Runway's terms restrict use of images of real people without consent. Practically, that means a creator should only build a character from a photo they own or have permission to use. Brands should also obtain written consent before turning a real spokesperson into a live agent.
Is Runway Characters available on the free plan?
Yes. Free and trial users can run sessions to evaluate the system. The exact session minute allowance has not been published but the product is gated by per-session usage rather than by plan tier.
What is the difference between Runway Characters and HeyGen Interactive Avatar?
The biggest difference is input format. Runway works from one image and skips the fine-tuning step. HeyGen requires a consent video. The second difference is latency. Runway publishes the lowest HD number on the market today. The third is meeting integration. Runway natively supports Zoom, Google Meet, and Teams. HeyGen does not yet.

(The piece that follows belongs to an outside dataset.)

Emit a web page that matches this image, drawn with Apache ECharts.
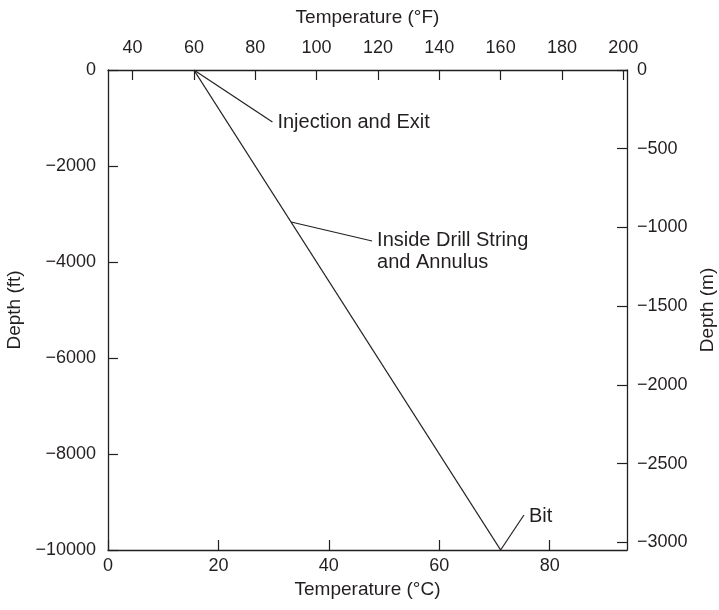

Does Runway Characters work for cartoon and fantasy characters?
Yes. The reference image can be a photorealistic person, an illustrated mascot, or a fantasy creature. Style extraction happens directly from the input image, and Runway reports natural lip sync, facial expressions, and head motion across all three input styles.
How does pricing actually compare across the five products?
D-ID is currently the cheapest at roughly 0.30 dollars per minute on developer plans. Tavus runs about 1 to 2 dollars per minute. HeyGen runs roughly 2 to 4 dollars per minute. Synthesia is enterprise-only. Runway has not yet published a per-minute rate for Characters, so the safest planning assumption is to model against HeyGen pricing until the rate lands.